How to Change Your Business Structure Without Triggering Taxes

Navigate business entity conversions using tax-deferred elections and proper timing to avoid immediate tax liability.

  1. Map your current and target structures. Document your existing entity type, tax classification, and ownership percentages. Identify your target structure and confirm it matches your operational needs. Single-member LLC to S-corp election is the most common tax-neutral change.
  2. Check state conversion statutes first. Most states allow statutory conversions between LLCs and corporations without creating taxable events. File conversion documents with your Secretary of State. This preserves your EIN and avoids deemed liquidation for tax purposes.

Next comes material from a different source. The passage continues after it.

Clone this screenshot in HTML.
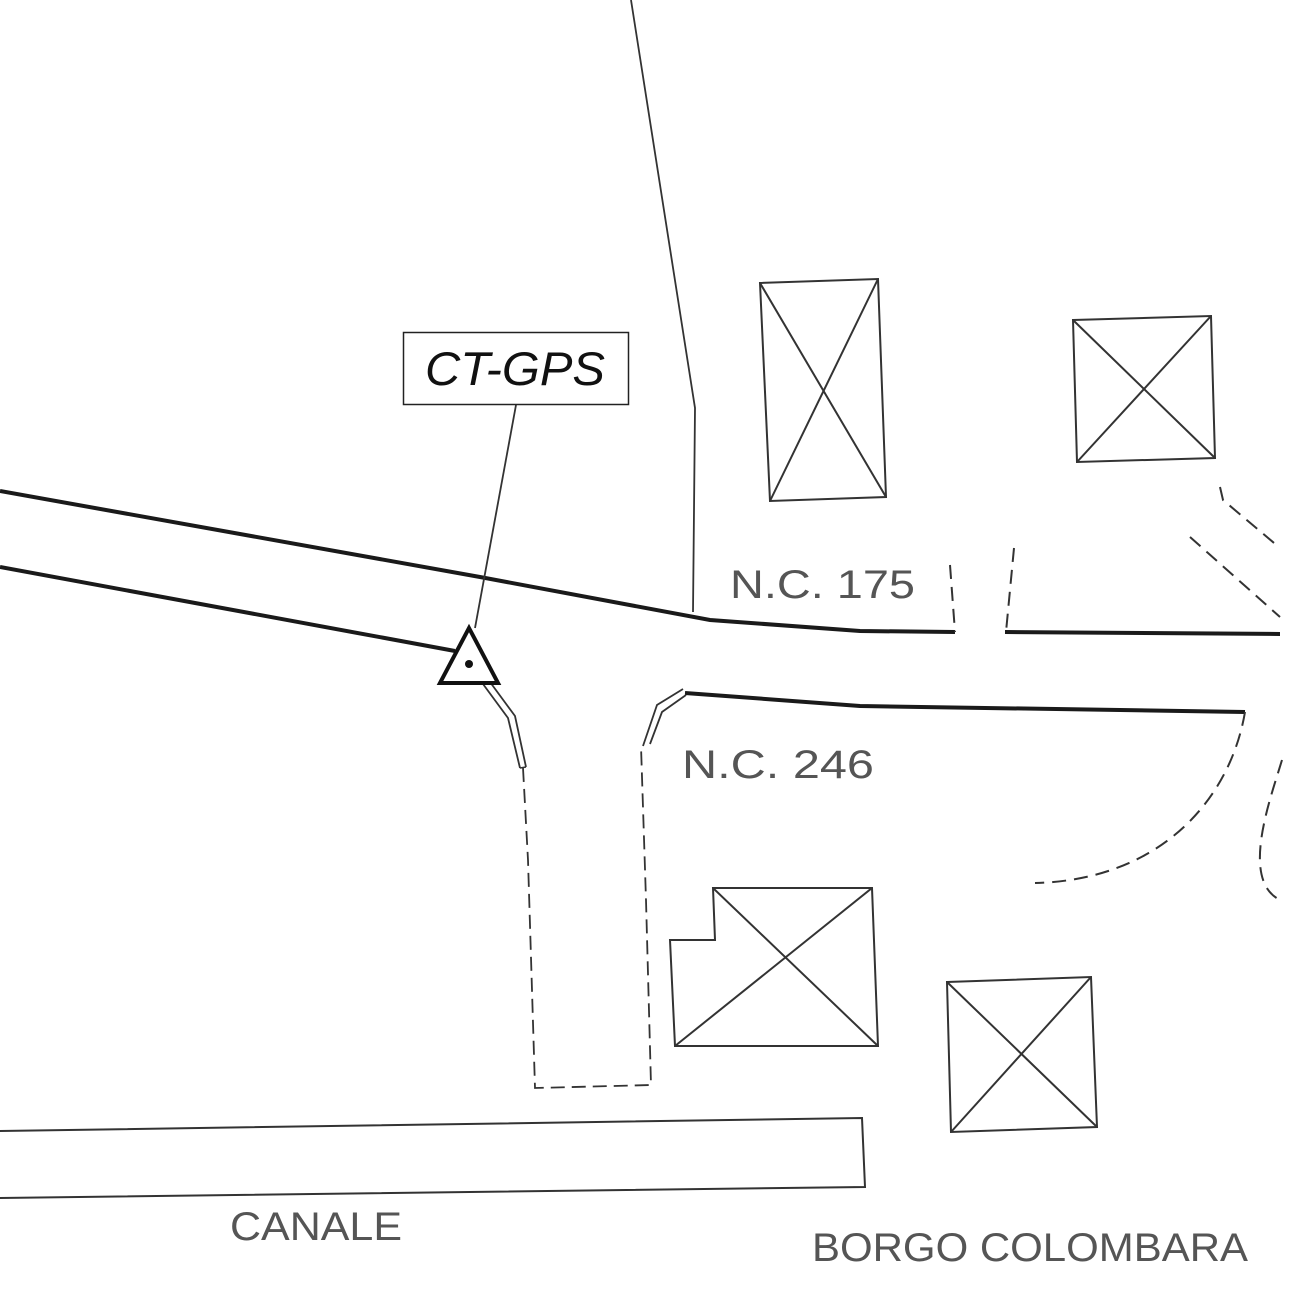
<!DOCTYPE html>
<html><head><style>html,body{margin:0;padding:0;background:#fff}svg{display:block}</style></head>
<body>
<svg width="1299" height="1299" viewBox="0 0 1299 1299" xmlns="http://www.w3.org/2000/svg" fill="none" stroke="#333">
<polyline points="631,0 695,408 693,612" stroke-width="1.8"/>
<polyline points="0,491 480,577 710,620 860,631 955,632" stroke="#1a1a1a" stroke-width="4"/>
<polyline points="1005,632 1280,634" stroke="#1a1a1a" stroke-width="4"/>
<polyline points="0,567 455,651" stroke="#1a1a1a" stroke-width="4"/>
<polyline points="685,693 860,706 1245,712" stroke="#1a1a1a" stroke-width="4"/>
<polyline points="950,565 955,632" stroke-width="2" stroke-dasharray="14,8"/>
<polyline points="1014,548 1006,632" stroke-width="2" stroke-dasharray="14,8"/>
<polyline points="1220,487 1223,500 1280,548" stroke-width="2" stroke-dasharray="14,8"/>
<polyline points="1190,537 1280,617" stroke-width="2" stroke-dasharray="14,8"/>
<path d="M1245,712 C1230,800 1160,880 1035,883" stroke-width="2" stroke-dasharray="14,8"/>
<path d="M1282,760 C1270,800 1240,880 1280,900" stroke-width="2" stroke-dasharray="14,8"/>
<polyline points="483,684 508,718 520,768" stroke-width="1.8"/>
<polyline points="490,682 515,716 526,767" stroke-width="1.8"/>
<line x1="520" y1="768" x2="526" y2="767" stroke-width="1.5"/>
<polyline points="683,689 657,705 643,746" stroke-width="1.8"/>
<polyline points="686,695 662,712 650,744" stroke-width="1.8"/>
<polyline points="523,768 528,860 535,1088 651,1085 646,900 641,746" stroke-width="1.8" stroke-dasharray="14,7"/>
<g stroke-width="2">
<polygon points="760,283 878,279 886,497 770,501"/>
<line x1="760" y1="283" x2="886" y2="497"/><line x1="878" y1="279" x2="770" y2="501"/>
<polygon points="1073,320 1211,316 1215,458 1077,462"/>
<line x1="1073" y1="320" x2="1215" y2="458"/><line x1="1211" y1="316" x2="1077" y2="462"/>
<polygon points="713,888 872,888 878,1046 675,1046 670,940 715,940"/>
<line x1="713" y1="888" x2="878" y2="1046"/><line x1="872" y1="888" x2="675" y2="1046"/>
<polygon points="947,982 1091,977 1097,1127 951,1132"/>
<line x1="947" y1="982" x2="1097" y2="1127"/><line x1="1091" y1="977" x2="951" y2="1132"/>
</g>
<polyline points="0,1131 862,1118 865,1187 0,1198" stroke-width="2"/>
<line x1="516" y1="405" x2="475" y2="628" stroke-width="1.8"/>
<rect x="403.5" y="332.5" width="225" height="72" fill="#fff" stroke="#222" stroke-width="1.5"/>
<text x="515" y="385" text-anchor="middle" font-family="Liberation Sans, sans-serif" font-style="italic" font-size="47" fill="#111" stroke="none" textLength="180" lengthAdjust="spacingAndGlyphs">CT-GPS</text>
<polygon points="469,628 498,683 440,683" fill="#fff" stroke="#111" stroke-width="4"/>
<circle cx="469" cy="664" r="4" fill="#111" stroke="none"/>
<g font-family="Liberation Sans, sans-serif" fill="#555" stroke="none" font-size="40">
<text x="730" y="598" textLength="185" lengthAdjust="spacingAndGlyphs">N.C. 175</text>
<text x="682" y="778" textLength="192" lengthAdjust="spacingAndGlyphs">N.C. 246</text>
<text x="230" y="1240" textLength="172" lengthAdjust="spacingAndGlyphs">CANALE</text>
<text x="812" y="1261" textLength="436" lengthAdjust="spacingAndGlyphs">BORGO COLOMBARA</text>
</g>
</svg>
</body></html>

  3. Use check-the-box elections for tax classification. File Form 8832 to change how your entity is taxed without changing legal structure. LLCs can elect corporate taxation; corporations cannot elect partnership taxation. Election takes effect on the date specified, up to 75 days after filing.
  4. Time S-corporation elections carefully. File Form 2553 within 75 days of formation or by March 15th for current-year elections. Late elections require reasonable cause letters and IRS approval. S-corp election is revocable but creates a 5-year waiting period for re-election.
  5. Structure reorganizations under Section 368. For complex changes, use tax-free reorganization rules like Type F (mere change in form) or Type A (statutory mergers). Requires continuity of ownership and business purpose. File Form 8023 within 30 months if applicable.
  6. Update agreements and notify stakeholders. Amend operating agreements or bylaws to reflect new structure. Notify banks, vendors, and insurance carriers of any legal name changes. Update state registrations and professional licenses within required timeframes.